I casi di cronaca degli ultimi mesi, infatti, dicono che siamo ben oltre le vecchie definizioni che tanto fecero rumore e scandalo, come quella di "bamboccioni" dell’ex ministro dell’Economia Tommaso Padoa-Schioppa, o quella di choosy dell’ex ministro Elsa Fornero. Oggi siamo alla dicotomia netta che qualifica i giovani o come sfruttati o come fannulloni, ma, tirate le somme, tra salari da fame e impieghi precari e dall’orario infinito, stage estenuanti spacciati per formazione continua, la conclusione alla quale giungono gli addetti ai lavori è che a mancare sono le retribuzioni minimamente adeguate e le occupazioni in condizioni umane, non la voglia dei ragazzi. Anche se la retorica del presunto rifiuto del lavoro rischia addirittura di essere paradossale: i millennials e i loro fratelli minori, dunque le generazioni tra i 18 e i 35 anni, si ritrovano oggi a pagare i costi sociali ed economici della pandemia, prima come disoccupazione, licenziamenti e cassa integrazione e oggi sotto forma di rapporti di lavoro precari, occasionali, intermittenti, formalmente di lavoro autonomo ma di fatto di impiego subordinato (dai co.co.co. alle false partite Iva) e contemporaneamente a essere tacciati di fannulloneria.

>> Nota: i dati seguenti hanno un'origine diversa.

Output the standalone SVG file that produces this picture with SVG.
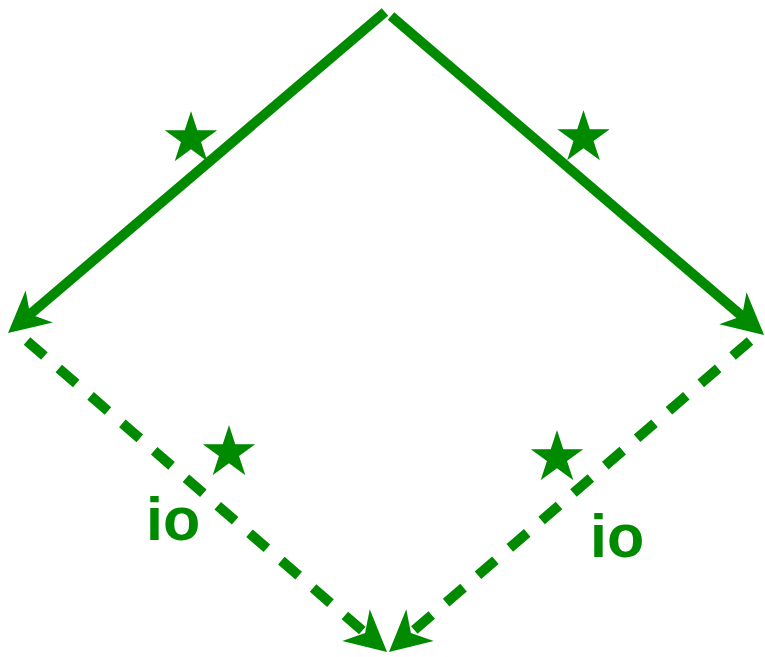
<svg xmlns="http://www.w3.org/2000/svg" width="765" height="657" viewBox="0 0 765 657">
<style>
.ln{fill:none;stroke:#008a00;stroke-width:10;}
.dash{stroke-dasharray:23 19;}
.star{font-family:"Noto Sans CJK SC",sans-serif;font-size:56px;fill:#008a00;text-anchor:middle;}
.lbl{font-family:"Liberation Sans",Arial,sans-serif;font-size:61px;font-weight:bold;fill:#008a00;}
</style>
<defs>
<marker id="arr" markerUnits="userSpaceOnUse" markerWidth="80" markerHeight="80" viewBox="-40 -40 80 80" refX="0" refY="0" orient="auto" overflow="visible">
<path d="M29,0 L-12,-21 L0,0 L-12,21 Z" fill="#008a00"/>
</marker>
</defs>
<g id="connectors">
<line id="e1" class="ln" x1="385" y1="12" x2="30.1" y2="314.2" marker-end="url(#arr)"/>
<line id="e2" class="ln" x1="391" y1="16" x2="742" y2="316.1" marker-end="url(#arr)"/>
<line id="e3" class="ln dash" x1="27" y1="341" x2="365.1" y2="633" marker-end="url(#arr)"/>
<line id="e4" class="ln dash" x1="750" y1="341" x2="410.9" y2="633" marker-end="url(#arr)"/>
</g>
<g id="labels">
<text class="star" x="191" y="156.5">★</text>
<text class="star" x="583.5" y="155.5">★</text>
<text class="star" x="229" y="470.5">★</text>
<text class="star" x="557" y="475.5">★</text>
<text class="lbl" x="146" y="540">io</text>
<text class="lbl" x="590" y="557">io</text>
</g>
</svg>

Mazzolati e beffati. Il punto è che non ci troviamo di fronte solo a remunerazioni da fame e in quanto tali illegali. Il punto è che, come indicano i dati Eurostat, anche lo stipendio medio degli assunti in regola per la fascia tra i 18 e i 24 anni è di 15.858 euro, contro i 23.858 euro in Germania, i 19.482 in Francia, i 23.778 dei Paesi Bassi e 25.617 del Belgio. Si spiega, allora, come anche per le offerte contrattualmente regolari vi sia comunque un problema di bassi salari. "Nel mercato del lavoro – incalza Del Conte – i giovani si comportano come ogni altro operatore razionale. In questa fase di forte domanda delle imprese i giovani hanno maggiori opportunità di scelta e, quindi, di rifiutare offerte non adeguate. Il problema è che spesso le offerte migliori sono fuori dall’Italia, così perdiamo i più motivati e qualificati".